Another idea that emerges from Nishitani is that life and death are two sides of the same coin. Somehow, warm, living, feeling, human life emerged from cold, dead matter – matter which works according to laws which are indifferent to our human feelings. The laws give life and take it away, impersonally, indifferently. Scientists and technologists spend their efforts in learning to manipulate these laws to the advantage of life and human feelings.
Our human bodies are life/death. We are a life/death process. We can only live because our cells are constantly dying. We are as insubstantial as the vortex of a whirlpool, or the eye of a storm. We are not our bodies. Life is something that emerges when matter becomes sufficiently complex. Matter has emerged from nothing. We have emerged from matter. How? Why? We do not know.

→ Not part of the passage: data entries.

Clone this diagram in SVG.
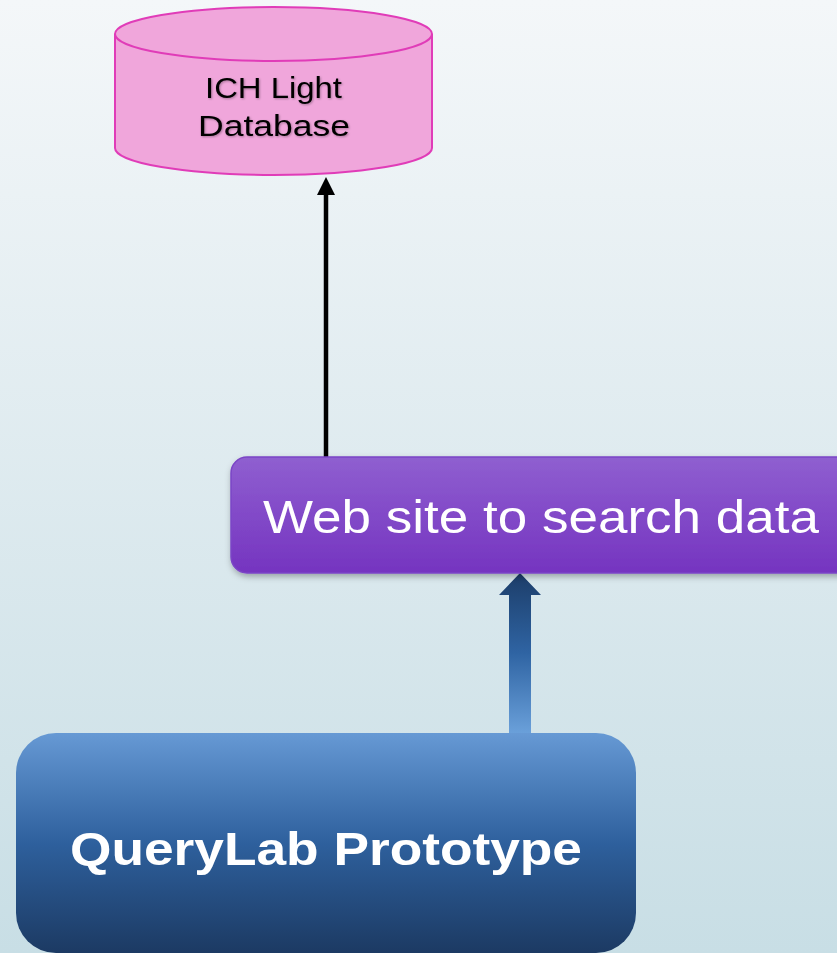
<svg xmlns="http://www.w3.org/2000/svg" width="837" height="953" viewBox="0 0 837 953">
<defs>
<linearGradient id="bg" x1="0" y1="0" x2="0" y2="1"><stop offset="0" stop-color="#f4f7f9"/><stop offset="1" stop-color="#c8dee5"/></linearGradient>
<linearGradient id="purple" x1="0" y1="0" x2="0" y2="1"><stop offset="0" stop-color="#8f5fd0"/><stop offset="1" stop-color="#7534c0"/></linearGradient>
<linearGradient id="blue" x1="0" y1="0" x2="0" y2="1"><stop offset="0" stop-color="#6699d4"/><stop offset="0.5" stop-color="#2e609d"/><stop offset="1" stop-color="#1c3a63"/></linearGradient>
<linearGradient id="barrow" x1="0" y1="0" x2="0" y2="1"><stop offset="0" stop-color="#1c3d69"/><stop offset="0.5" stop-color="#2f64a3"/><stop offset="1" stop-color="#6aa0da"/></linearGradient>
<filter id="sh" x="-10%" y="-10%" width="120%" height="130%"><feDropShadow dx="1" dy="3" stdDeviation="3" flood-color="#000" flood-opacity="0.3"/></filter>
<filter id="tsh"><feDropShadow dx="1" dy="1" stdDeviation="1" flood-color="#000" flood-opacity="0.3"/></filter>
<marker id="ah" markerWidth="4" markerHeight="4" refX="2" refY="2" orient="auto" markerUnits="strokeWidth"><path d="M0,0 L4,2 L0,4 Z" fill="#000"/></marker>
</defs>
<style>
.cyl{fill:#f0a6db;stroke:#e03cb8;stroke-width:2}
.t{font-family:"Liberation Sans",Arial,sans-serif}
</style>
<rect width="837" height="953" fill="url(#bg)"/>
<g id="connectors">
<line x1="326" y1="460" x2="326" y2="186" stroke="#000" stroke-width="4.5" marker-end="url(#ah)"/>
<path d="M509,733 L509,595 L499,595 L520,573 L541,595 L531,595 L531,733 Z" fill="url(#barrow)"/>
</g>
<g id="db">
<path class="cyl" d="M115,34 L115,148 A158.5,27 0 0 0 432,148 L432,34"/>
<ellipse class="cyl" cx="273.5" cy="34" rx="158.5" ry="27"/>
<g class="t" font-size="30" fill="#000" filter="url(#tsh)">
<text x="205" y="98" textLength="137" lengthAdjust="spacingAndGlyphs">ICH Light</text>
<text x="198" y="136" textLength="152" lengthAdjust="spacingAndGlyphs">Database</text>
</g>
</g>
<g id="web">
<rect x="231" y="457" width="640" height="116" rx="16" fill="url(#purple)" stroke="#7b45c6" stroke-width="1.5" filter="url(#sh)"/>
<text class="t" x="263" y="533" font-size="46" fill="#fff" textLength="556" lengthAdjust="spacingAndGlyphs">Web site to search data</text>
</g>
<g id="querylab">
<rect x="16" y="733" width="620" height="220" rx="40" fill="url(#blue)"/>
<text class="t" x="326" y="865" font-size="46" font-weight="bold" fill="#fff" text-anchor="middle" textLength="512" lengthAdjust="spacingAndGlyphs">QueryLab Prototype</text>
</g>
</svg>
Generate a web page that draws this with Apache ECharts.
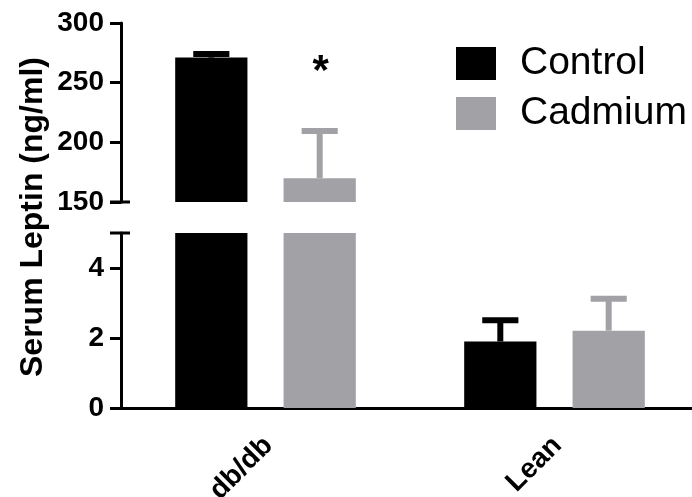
<!DOCTYPE html>
<html>
<head>
<meta charset="utf-8">
<script src="https://cdn.jsdelivr.net/npm/echarts@6/dist/echarts.min.js"></script>
<style>
  html, body { margin: 0; padding: 0; background: #fff; }
  #chart { width: 692px; height: 497px; }
</style>
</head>
<body>
<div id="chart"></div>
<script>
// values
const categories = ['db/db', 'Lean'];
const controlMean = [271, 1.9];
const controlUpper = [274, 2.51];   // mean + SEM
const cadmiumMean = [170, 2.21];
const cadmiumUpper = [209.5, 3.12];
const significance = ['*', ''];
const upperTicks = [150, 200, 250, 300];
const lowerTicks = [0, 2, 4];
const lowerBreak = 5;

const FONT = 'Liberation Sans, Arial, sans-serif';
const BLACK = '#000000';
const GREY = '#a2a1a6';

// grid geometry
const LEFT = 121, WIDTH = 578;
const TOP1 = 23, H1 = 179;
const TOP2 = 233, H2 = 175;

const chart = echarts.init(document.getElementById('chart'));

// error bar drawn above each bar, offset like the bars (+-54 px in a 289 px band)
function errorBars(color, side) {
  return function (params, api) {
    const cs = params.coordSys;
    const band = api.size([1, 0])[0];
    const i = api.value(0);
    const x = api.coord([i, 0])[0] + side * band * 0.1875;
    const yMean = api.coord([i, api.value(1)])[1];
    const yHi = api.coord([i, api.value(2)])[1];
    if (yMean < cs.y - 1 || yMean > cs.y + cs.height + 1) return null;
    const cap = band * 0.0625;
    const children = [
      { type: 'line', shape: { x1: x, y1: yMean, x2: x, y2: yHi }, style: { stroke: color, lineWidth: 6 } },
      { type: 'line', shape: { x1: x - cap, y1: yHi, x2: x + cap, y2: yHi }, style: { stroke: color, lineWidth: 6 } }
    ];
    const mark = significance[params.dataIndex];
    if (side > 0 && mark) {
      children.push({
        type: 'text',
        style: { x: x + 1, y: cs.y + 49, text: mark, fill: BLACK, font: 'bold 42px ' + FONT, align: 'center', verticalAlign: 'middle' }
      });
    }
    return { type: 'group', children: children };
  };
}

const axisLine = { lineStyle: { color: BLACK, width: 3 } };
const axisTick = { length: 11, lineStyle: { color: BLACK, width: 3 } };
const tickLabel = { color: BLACK, fontSize: 28, fontWeight: 'bold', fontFamily: FONT, margin: 17 };

function barSeries(name, data, color, idx) {
  return {
    name: name, type: 'bar', xAxisIndex: idx, yAxisIndex: idx,
    data: data, barWidth: '25%', barGap: '50%',
    itemStyle: { color: color }, clip: true, silent: true
  };
}

function errSeries(name, mean, upper, color, side, idx) {
  return {
    name: name, type: 'custom', xAxisIndex: idx, yAxisIndex: idx, z: 3, silent: true,
    renderItem: errorBars(color, side),
    data: categories.map((c, i) => [i, mean[i], upper[i]])
  };
}

const option = {
  animation: false,
  backgroundColor: '#fff',
  textStyle: { fontFamily: FONT },
  legend: {
    data: ['Control', 'Cadmium'],
    orient: 'vertical', left: 456, top: 44, padding: 0,
    itemWidth: 40, itemHeight: 33, itemGap: 11, icon: 'rect',
    textStyle: { color: BLACK, fontSize: 39, fontFamily: FONT, padding: [0, 0, 0, 19] },
    selectedMode: false
  },
  grid: [
    { left: LEFT, top: TOP1, width: WIDTH, height: H1, outerBoundsMode: 'none', containLabel: false },
    { left: LEFT, top: TOP2, width: WIDTH, height: H2, outerBoundsMode: 'none', containLabel: false }
  ],
  xAxis: [
    { type: 'category', gridIndex: 0, data: categories, show: false },
    {
      type: 'category', gridIndex: 1, data: categories,
      axisLine: axisLine,
      axisTick: { alignWithLabel: true, length: 12, lineStyle: { color: BLACK, width: 3 } },
      axisLabel: { color: BLACK, fontSize: 28, fontWeight: 'bold', fontFamily: FONT, rotate: 45, margin: 36, padding: [36, -4, 0, 0] }
    }
  ],
  yAxis: [
    {
      type: 'value', gridIndex: 0,
      min: upperTicks[0], max: upperTicks[upperTicks.length - 1], interval: upperTicks[1] - upperTicks[0],
      axisLine: Object.assign({ show: true }, axisLine), axisTick: Object.assign({ show: true }, axisTick),
      axisLabel: tickLabel, splitLine: { show: false }
    },
    {
      type: 'value', gridIndex: 1,
      min: lowerTicks[0], max: lowerBreak, interval: lowerTicks[1] - lowerTicks[0],
      axisLine: Object.assign({ show: true }, axisLine), axisTick: Object.assign({ show: true }, axisTick),
      axisLabel: Object.assign({ showMaxLabel: false }, tickLabel), splitLine: { show: false }
    }
  ],
  graphic: [
    {
      type: 'text', x: 33, y: 217, rotation: Math.PI / 2,
      style: { text: 'Serum Leptin (ng/ml)', fill: BLACK, font: 'bold 32px ' + FONT, align: 'center', verticalAlign: 'middle' }
    },
    // axis-break ticks crossing the y axis
    { type: 'line', shape: { x1: LEFT - 11, y1: TOP1 + H1, x2: LEFT + 9, y2: TOP1 + H1 }, style: { stroke: BLACK, lineWidth: 3 } },
    { type: 'line', shape: { x1: LEFT - 11, y1: TOP2, x2: LEFT + 9, y2: TOP2 }, style: { stroke: BLACK, lineWidth: 3 } }
  ],
  series: [
    barSeries('Control', controlMean, BLACK, 0),
    barSeries('Cadmium', cadmiumMean, GREY, 0),
    barSeries('Control', controlMean, BLACK, 1),
    barSeries('Cadmium', cadmiumMean, GREY, 1),
    errSeries('Control', controlMean, controlUpper, BLACK, -1, 0),
    errSeries('Cadmium', cadmiumMean, cadmiumUpper, GREY, 1, 0),
    errSeries('Control', controlMean, controlUpper, BLACK, -1, 1),
    errSeries('Cadmium', cadmiumMean, cadmiumUpper, GREY, 1, 1)
  ]
};

chart.setOption(option);
</script>
</body>
</html>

Of course it may simply be a matter of perspective. Two-dimensional beings living on the surface of a sphere exist in three dimensions. They are not, and cannot be, aware of the third dimension. Only by ceasing to be two-dimensional and becoming three-dimensional can they be aware of the fullness of their reality. We exist in, at least, four dimensions, the three of space and the fourth of time. We cannot be aware of a fifth dimension even though it may be as much part of the fabric of our reality as the third dimension was for the 2D’s. Only by ceasing to be what we are now (dying?) and becoming what we are not yet (resurrection?) can we become aware of the fullness of reality.